Friday, November 11, 2011

Yeshivas Penn State

Think you've seen a child molester? According to Agudas Yisroel, you're required only to report your discovery to a rabbi, who will decide on your behalf if what you saw should be brought to the attention of the police. Officials at Penn State, we've recently learned, followed Agudah's advice to perfection. 

Surrounded by some talmidim

When Mike McQueary caught Coach Jerry Sandusky raping a 10-year old in the team showers, he should have intervened. But instead of overpowering Sandusky and rescuing his victim, McQeary went home and made an appointment to see his rebbe, the head coach Joe Paterno. Though Paterno carries great stature at Penn State, he's not the community godol. That role belongs to the University president and a few days later Paterno reported what McQeary had seen to two of the president 's gabbaim: Tim Curley and Greg Schultz. Schultz, in turn, notified university president Graham Spanier.

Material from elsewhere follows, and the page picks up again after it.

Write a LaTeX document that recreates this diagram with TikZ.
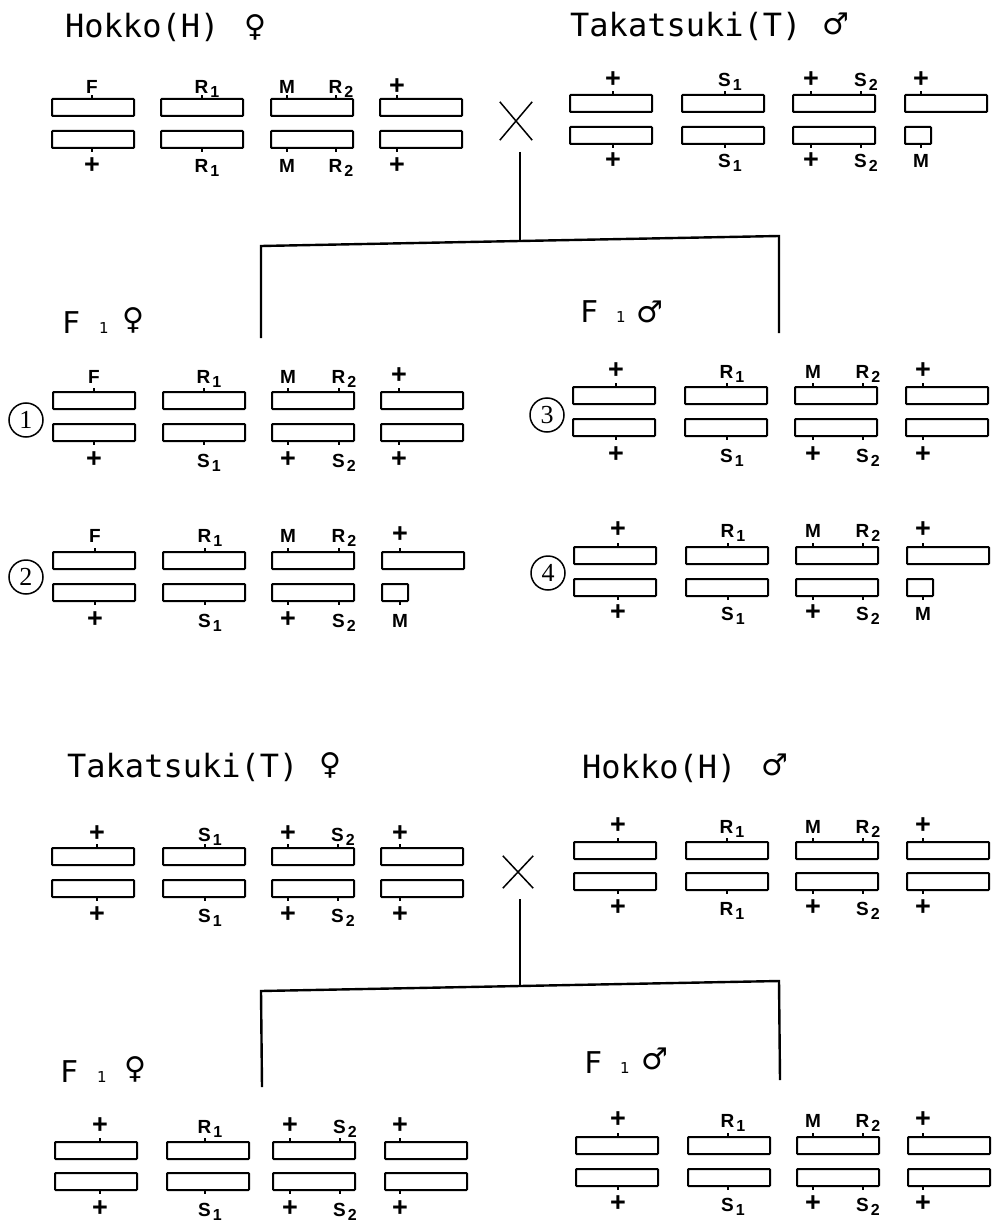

After what I presume must have been deep deliberations the hanhala at Penn State decided that the matter did not reach the level of raglayim l'davar and Sandusky was not reported to the police. Though the record of those deliberations have not been made public, its seems logical to assume that the gedolai Penn State took meta-halachic considerations into account and decided that though Sandusky had been caught red-handed, dealing with the crime internally was preferable to causing a chilul Penn State.

Could the same thing happen in a Yeshiva? Absolutely. Its easy to imagine the directors of Jewish schools, and the leaders of Jewish communities behaving precisely in the same way that their counterparts at Penn State behaved. Jewish officials worry about money, glory and reputation just like University officials. In fact, we've already has a similar case in our community. At Torah Temimah a school president put his institution's reputation ahead of his responsibilities to child safety and allowed a child molester several decades of uninterrupted access to children. We now know Graham Spanier did the same thing for Jerry Sandusky, on what I must presume were similar grounds.

The difference, Agudah apologists will be quick to point out, is that Grahman Spanier is not a Torah scholar. Though he made a serious error, the apologists insist that no Torah scholar could do the same. By definition, anything a Torah scholar decides to do is the right thing to do. If McQueary had gone to a rebbe, instead of a head coach, he'd have received infallible advice.

Unfortunately, there is nothing in their record to suggest that gedolim are equipped to hand out such infallible advice.They are are men, not angles, and men make mistakes. Such mistakes have already been made, as Kolko's victims will unfortunately attest, and they will continue to happen so long as we continue to behave like Penn State and put the glory of our schools and community ahead of the safety of our children. This is what Agudah is asking us to do when the organization tells us to delay reporting molesters to authorities until after a rabbinic review. Though Agudah insists that the delay is required only to ensure that the case meet the halachic status of raglayim l'davar the reality is that men, being men, will also evaluate meta-halachic concerns such as how the case affects things like cash flow and reputations. They should not be given that opportunity.

PS: Maaminim at Penn State reacted to the news the Paterno had been fired by rioting. Sound familiar? Superstitious faiths all produce the same pathologies.